• Task goal: Give the data below again exactly as it stands. Omit the pictures.

• Supplied information:
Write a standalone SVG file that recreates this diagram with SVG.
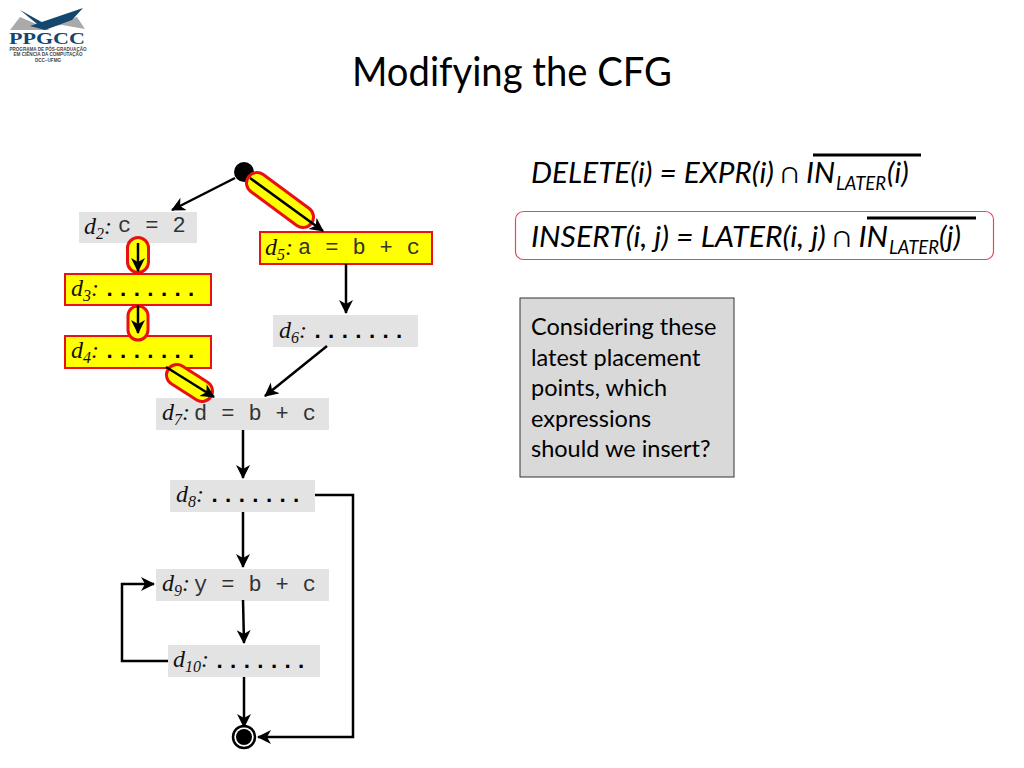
<svg xmlns="http://www.w3.org/2000/svg" width="1024" height="768" viewBox="0 0 1024 768">
<style>
.g{fill:#e3e3e3}
.y{fill:#ffff00;stroke:#e81010;stroke-width:2}
.pill{fill:#ffff00;stroke:#e81010;stroke-width:3}
.e{fill:none;stroke:#000;stroke-width:2.500;marker-end:url(#a)}
.l{font-family:"Liberation Serif",serif;font-style:italic;font-size:24px;fill:#111}
.s{font-size:16px}
.c{font-family:"Liberation Mono",monospace;font-size:22px;letter-spacing:.4px;fill:#333}
.d{font-weight:bold;fill:#000}
.m{font-family:Lato,"Open Sans",sans-serif;font-style:italic;font-size:29px;fill:#000}
.u{font-family:Lato,"Open Sans",sans-serif;font-style:italic;font-size:19px;fill:#000}
.b{font-family:Lato,"Open Sans",sans-serif;font-size:23.500px;fill:#000}
.lg{font-family:"Liberation Sans",sans-serif;font-weight:bold;font-size:4.600px;fill:#444;text-anchor:middle}
</style>
<defs>
<marker id="a" markerUnits="userSpaceOnUse" markerWidth="16" markerHeight="16" refX="13" refY="7" orient="auto">
<path d="M0 0L14 7L0 14L4 7Z" fill="#000"/>
</marker>
</defs>
<rect width="1024" height="768" fill="#fff"/>
<g id="logo">
<path d="M10 30L20 17L50 30Z" fill="#a9aaa9"/>
<path d="M43 27L77 17L85 29L62 25Z" fill="#a9aaa9"/>
<path d="M20 10L47 25L42 28Z" fill="#14476f"/>
<path d="M30 26L83 8L72 20L45 30Z" fill="#14476f"/>
<text x="47" y="44" text-anchor="middle" font-family="Liberation Serif,serif" font-weight="bold" font-size="17" textLength="76" lengthAdjust="spacingAndGlyphs" fill="#14476f">PPGCC</text>
<text class="lg" x="48" y="50.500" textLength="77" lengthAdjust="spacingAndGlyphs">PROGRAMA DE PÓS-GRADUAÇÃO</text>
<text class="lg" x="48" y="56" textLength="69" lengthAdjust="spacingAndGlyphs">EM CIÊNCIA DA COMPUTAÇÃO</text>
<text class="lg" x="48" y="61.500">DCC−UFMG</text>
</g>
<text id="title" x="352" y="86" font-family="Lato,'Open Sans',sans-serif" font-size="40" textLength="320" lengthAdjust="spacingAndGlyphs" fill="#000">Modifying the CFG</text>

<g id="nodes">
<g id="d2"><rect class="g" x="79" y="212" width="118" height="31"/><text class="l" x="84" y="234">d<tspan class="s" dy="5">2</tspan><tspan dy="-5">:</tspan></text><text class="c" x="118" y="232">c = 2</text></g>
<g id="d3"><rect class="y" x="65" y="274" width="146" height="31"/><text class="l" x="71" y="296">d<tspan class="s" dy="5">3</tspan><tspan dy="-5">:</tspan></text><text class="c d" x="103" y="296">.......</text></g>
<g id="d4"><rect class="y" x="65" y="336" width="146" height="32"/><text class="l" x="71" y="358">d<tspan class="s" dy="5">4</tspan><tspan dy="-5">:</tspan></text><text class="c d" x="103" y="358">.......</text></g>
<g id="d5"><rect class="y" x="260" y="232" width="172" height="32"/><text class="l" x="265" y="255">d<tspan class="s" dy="5">5</tspan><tspan dy="-5">:</tspan></text><text class="c" x="298" y="254">a = b + c</text></g>
<g id="d6"><rect class="g" x="273" y="315" width="145" height="32"/><text class="l" x="279" y="338">d<tspan class="s" dy="5">6</tspan><tspan dy="-5">:</tspan></text><text class="c d" x="311" y="338">.......</text></g>
<g id="d7"><rect class="g" x="156" y="398" width="173" height="32"/><text class="l" x="162" y="420">d<tspan class="s" dy="5">7</tspan><tspan dy="-5">:</tspan></text><text class="c" x="194" y="420">d = b + c</text></g>
<g id="d8"><rect class="g" x="170" y="480" width="145" height="32"/><text class="l" x="176" y="502">d<tspan class="s" dy="5">8</tspan><tspan dy="-5">:</tspan></text><text class="c d" x="208" y="502">.......</text></g>
<g id="d9"><rect class="g" x="156" y="569" width="173" height="32"/><text class="l" x="162" y="591">d<tspan class="s" dy="5">9</tspan><tspan dy="-5">:</tspan></text><text class="c" x="194" y="591">y = b + c</text></g>
<g id="d10"><rect class="g" x="168" y="645" width="152" height="32"/><text class="l" x="173" y="667">d<tspan class="s" dy="5">10</tspan><tspan dy="-5">:</tspan></text><text class="c d" x="213" y="668">.......</text></g>
<g id="start"><circle cx="244" cy="172" r="10" fill="#000"/></g>
<g id="end"><circle cx="244" cy="737" r="11" fill="#fff" stroke="#000" stroke-width="2.500"/><circle cx="244" cy="737" r="8" fill="#000"/></g>
</g>

<g id="highlights">
<line x1="257" y1="183" x2="303" y2="217" stroke="#e81010" stroke-width="24" stroke-linecap="round"/>
<line x1="257" y1="183" x2="303" y2="217" stroke="#ffff00" stroke-width="18" stroke-linecap="round"/>
<rect class="pill" x="127.500" y="237.500" width="21" height="35" rx="10.500"/>
<rect class="pill" x="128" y="306" width="20" height="34" rx="10"/>
<line x1="177" y1="375" x2="202" y2="391" stroke="#e81010" stroke-width="24" stroke-linecap="round"/>
<line x1="177" y1="375" x2="202" y2="391" stroke="#ffff00" stroke-width="18" stroke-linecap="round"/>
</g>

<g id="connectors">
<path class="e" d="M235 178L172 210"/>
<path class="e" d="M250 178L323 231"/>
<path class="e" d="M138 243V271"/>
<path class="e" d="M138 305V333"/>
<path class="e" d="M166 367L214 397"/>
<path class="e" d="M346 264V313"/>
<path class="e" d="M327 346L265 396"/>
<path class="e" d="M243 430V478"/>
<path class="e" d="M243 512V567"/>
<path class="e" d="M243 600L244 643"/>
<path class="e" d="M244 677V727"/>
<path class="e" d="M315 495H353V737H258"/>
<path class="e" d="M168 661H122V584H154"/>
</g>

<g id="formulas">
<text class="m" x="531" y="183" textLength="304" lengthAdjust="spacingAndGlyphs">DELETE(i) = EXPR(i) ∩ IN</text>
<text class="u" x="836" y="190" textLength="50" lengthAdjust="spacingAndGlyphs">LATER</text>
<text class="m" x="887" y="183">(i)</text>
<line x1="813" y1="155" x2="921" y2="155" stroke="#000" stroke-width="3"/>
<rect x="515.500" y="211.500" width="478" height="48" rx="8" fill="none" stroke="#e8485a" stroke-width="1.200"/>
<text class="m" x="531" y="247" textLength="357" lengthAdjust="spacingAndGlyphs">INSERT(i, j) = LATER(i, j) ∩ IN</text>
<text class="u" x="889" y="254" textLength="50" lengthAdjust="spacingAndGlyphs">LATER</text>
<text class="m" x="939" y="247">(j)</text>
<line x1="867" y1="218" x2="976" y2="218" stroke="#000" stroke-width="3"/>
</g>

<g id="note">
<rect x="520" y="298" width="214" height="179" fill="#d9d9d9" stroke="#333" stroke-width="1"/>
<text class="b" x="531" y="335">Considering these</text>
<text class="b" x="531" y="366">latest placement</text>
<text class="b" x="531" y="396">points, which</text>
<text class="b" x="531" y="427">expressions</text>
<text class="b" x="531" y="457">should we insert?</text>
</g>
</svg>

• Exercise solution:
Write a standalone SVG file that recreates this diagram with SVG.
<svg xmlns="http://www.w3.org/2000/svg" width="1024" height="768" viewBox="0 0 1024 768">
<style>
.g{fill:#e3e3e3}
.y{fill:#ffff00;stroke:#e81010;stroke-width:2}
.pill{fill:#ffff00;stroke:#e81010;stroke-width:3}
.e{fill:none;stroke:#000;stroke-width:2.500;marker-end:url(#a)}
.l{font-family:"Liberation Serif",serif;font-style:italic;font-size:24px;fill:#111}
.s{font-size:16px}
.c{font-family:"Liberation Mono",monospace;font-size:22px;letter-spacing:.4px;fill:#333}
.d{font-weight:bold;fill:#000}
.m{font-family:Lato,"Open Sans",sans-serif;font-style:italic;font-size:29px;fill:#000}
.u{font-family:Lato,"Open Sans",sans-serif;font-style:italic;font-size:19px;fill:#000}
.b{font-family:Lato,"Open Sans",sans-serif;font-size:23.500px;fill:#000}
.lg{font-family:"Liberation Sans",sans-serif;font-weight:bold;font-size:4.600px;fill:#444;text-anchor:middle}
</style>
<defs>
<marker id="a" markerUnits="userSpaceOnUse" markerWidth="16" markerHeight="16" refX="13" refY="7" orient="auto">
<path d="M0 0L14 7L0 14L4 7Z" fill="#000"/>
</marker>
</defs>
<rect width="1024" height="768" fill="#fff"/>
<g id="logo">
<path d="M10 30L20 17L50 30Z" fill="#a9aaa9"/>
<path d="M43 27L77 17L85 29L62 25Z" fill="#a9aaa9"/>
<path d="M20 10L47 25L42 28Z" fill="#14476f"/>
<path d="M30 26L83 8L72 20L45 30Z" fill="#14476f"/>
<text x="47" y="44" text-anchor="middle" font-family="Liberation Serif,serif" font-weight="bold" font-size="17" textLength="76" lengthAdjust="spacingAndGlyphs" fill="#14476f">PPGCC</text>
<text class="lg" x="48" y="50.500" textLength="77" lengthAdjust="spacingAndGlyphs">PROGRAMA DE PÓS-GRADUAÇÃO</text>
<text class="lg" x="48" y="56" textLength="69" lengthAdjust="spacingAndGlyphs">EM CIÊNCIA DA COMPUTAÇÃO</text>
<text class="lg" x="48" y="61.500">DCC−UFMG</text>
</g>
<text id="title" x="352" y="86" font-family="Lato,'Open Sans',sans-serif" font-size="40" textLength="320" lengthAdjust="spacingAndGlyphs" fill="#000">Modifying the CFG</text>

<g id="nodes">
<g id="d2"><rect class="g" x="79" y="212" width="118" height="31"/><text class="l" x="84" y="234">d<tspan class="s" dy="5">2</tspan><tspan dy="-5">:</tspan></text><text class="c" x="118" y="232">c = 2</text></g>
<g id="d3"><rect class="y" x="65" y="274" width="146" height="31"/><text class="l" x="71" y="296">d<tspan class="s" dy="5">3</tspan><tspan dy="-5">:</tspan></text><text class="c d" x="103" y="296">.......</text></g>
<g id="d4"><rect class="y" x="65" y="336" width="146" height="32"/><text class="l" x="71" y="358">d<tspan class="s" dy="5">4</tspan><tspan dy="-5">:</tspan></text><text class="c d" x="103" y="358">.......</text></g>
<g id="d5"><rect class="y" x="260" y="232" width="172" height="32"/><text class="l" x="265" y="255">d<tspan class="s" dy="5">5</tspan><tspan dy="-5">:</tspan></text><text class="c" x="298" y="254">a = b + c</text></g>
<g id="d6"><rect class="g" x="273" y="315" width="145" height="32"/><text class="l" x="279" y="338">d<tspan class="s" dy="5">6</tspan><tspan dy="-5">:</tspan></text><text class="c d" x="311" y="338">.......</text></g>
<g id="d7"><rect class="g" x="156" y="398" width="173" height="32"/><text class="l" x="162" y="420">d<tspan class="s" dy="5">7</tspan><tspan dy="-5">:</tspan></text><text class="c" x="194" y="420">d = b + c</text></g>
<g id="d8"><rect class="g" x="170" y="480" width="145" height="32"/><text class="l" x="176" y="502">d<tspan class="s" dy="5">8</tspan><tspan dy="-5">:</tspan></text><text class="c d" x="208" y="502">.......</text></g>
<g id="d9"><rect class="g" x="156" y="569" width="173" height="32"/><text class="l" x="162" y="591">d<tspan class="s" dy="5">9</tspan><tspan dy="-5">:</tspan></text><text class="c" x="194" y="591">y = b + c</text></g>
<g id="d10"><rect class="g" x="168" y="645" width="152" height="32"/><text class="l" x="173" y="667">d<tspan class="s" dy="5">10</tspan><tspan dy="-5">:</tspan></text><text class="c d" x="213" y="668">.......</text></g>
<g id="start"><circle cx="244" cy="172" r="10" fill="#000"/></g>
<g id="end"><circle cx="244" cy="737" r="11" fill="#fff" stroke="#000" stroke-width="2.500"/><circle cx="244" cy="737" r="8" fill="#000"/></g>
</g>

<g id="highlights">
<line x1="257" y1="183" x2="303" y2="217" stroke="#e81010" stroke-width="24" stroke-linecap="round"/>
<line x1="257" y1="183" x2="303" y2="217" stroke="#ffff00" stroke-width="18" stroke-linecap="round"/>
<rect class="pill" x="127.500" y="237.500" width="21" height="35" rx="10.500"/>
<rect class="pill" x="128" y="306" width="20" height="34" rx="10"/>
<line x1="177" y1="375" x2="202" y2="391" stroke="#e81010" stroke-width="24" stroke-linecap="round"/>
<line x1="177" y1="375" x2="202" y2="391" stroke="#ffff00" stroke-width="18" stroke-linecap="round"/>
</g>

<g id="connectors">
<path class="e" d="M235 178L172 210"/>
<path class="e" d="M250 178L323 231"/>
<path class="e" d="M138 243V271"/>
<path class="e" d="M138 305V333"/>
<path class="e" d="M166 367L214 397"/>
<path class="e" d="M346 264V313"/>
<path class="e" d="M327 346L265 396"/>
<path class="e" d="M243 430V478"/>
<path class="e" d="M243 512V567"/>
<path class="e" d="M243 600L244 643"/>
<path class="e" d="M244 677V727"/>
<path class="e" d="M315 495H353V737H258"/>
<path class="e" d="M168 661H122V584H154"/>
</g>

<g id="formulas">
<text class="m" x="531" y="183" textLength="304" lengthAdjust="spacingAndGlyphs">DELETE(i) = EXPR(i) ∩ IN</text>
<text class="u" x="836" y="190" textLength="50" lengthAdjust="spacingAndGlyphs">LATER</text>
<text class="m" x="887" y="183">(i)</text>
<line x1="813" y1="155" x2="921" y2="155" stroke="#000" stroke-width="3"/>
<rect x="515.500" y="211.500" width="478" height="48" rx="8" fill="none" stroke="#e8485a" stroke-width="1.200"/>
<text class="m" x="531" y="247" textLength="357" lengthAdjust="spacingAndGlyphs">INSERT(i, j) = LATER(i, j) ∩ IN</text>
<text class="u" x="889" y="254" textLength="50" lengthAdjust="spacingAndGlyphs">LATER</text>
<text class="m" x="939" y="247">(j)</text>
<line x1="867" y1="218" x2="976" y2="218" stroke="#000" stroke-width="3"/>
</g>

<g id="note">
<rect x="520" y="298" width="214" height="179" fill="#d9d9d9" stroke="#333" stroke-width="1"/>
<text class="b" x="531" y="335">Considering these</text>
<text class="b" x="531" y="366">latest placement</text>
<text class="b" x="531" y="396">points, which</text>
<text class="b" x="531" y="427">expressions</text>
<text class="b" x="531" y="457">should we insert?</text>
</g>
</svg>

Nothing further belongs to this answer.